The title is perhaps understood less as a plot point to await than as a state of mind to enter the book with: The ibis is a bird capable of flight that spends most of its time wading in water. It’s not evolutionarily backwards, it’s adept at hunting for fish. The opening of the book would be an ibis in flight, effortless-seeming forward movement, though the bulk of the book is dedicated to wading in something murkier and more reflective. Cult members appreciate this decision. They’re not as simple-minded as the sun-worshippers, for instance, who demand demonstrations of power with clockwork reliability to earn their continued praise.

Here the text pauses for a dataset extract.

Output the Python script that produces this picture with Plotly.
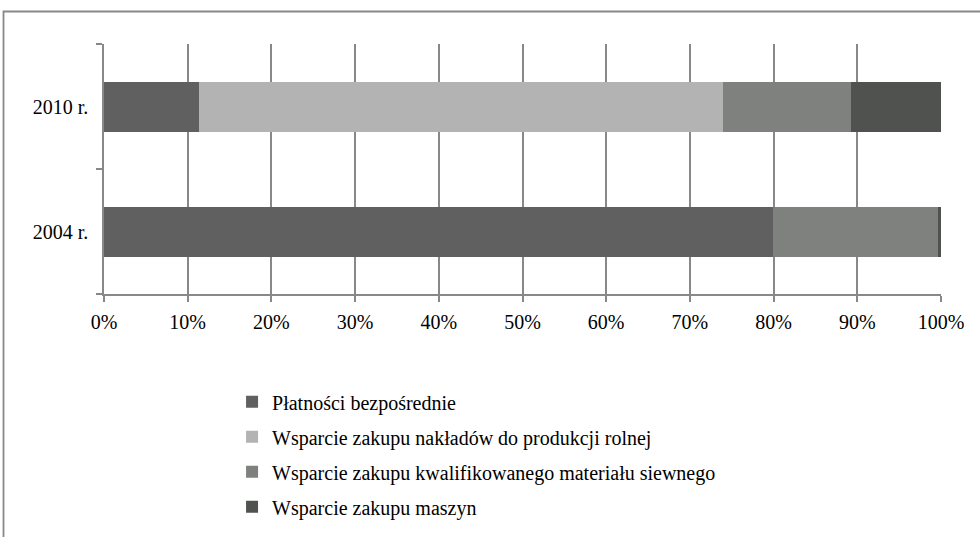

You might already be a member of the cult; you may have been indoctrinated with its teachings at a young age. There is much in the book that reminds me of more accessible work. There’s a clockwork band reminiscent of the inflatable band in the Vincent Price movie The Abominable Dr. Phibes, backed by an off-stage phonograph reminiscent of the Cafe Silencio scene in David Lynch’s Mulholland Drive. There’s similarities in subject matter to the comics of Richard Sala and a design sensibility comparable to Theo Ellsworth. Much of the book’s gestalt is shared with a reference point so popular it has maybe by this point gained so many negative associations it’s not worth mentioning: Tim Burton. If your tastes could be summarized as “weird stuff” by your peers since before adolescence, it should be easy to take the parts of the book that are confusing or unsatisfying in stride. The ending may be anticlimactic, but readers of a certain age will already be familiar with the form of silence that might in the end be the book’s most appropriate point of comparison, from CDs in the '90s, when minutes would pass after the last listed song, suggesting a conclusive ending had been reached, before a jarring leap into audio with the anticlimax of an additional song, the secret hidden track.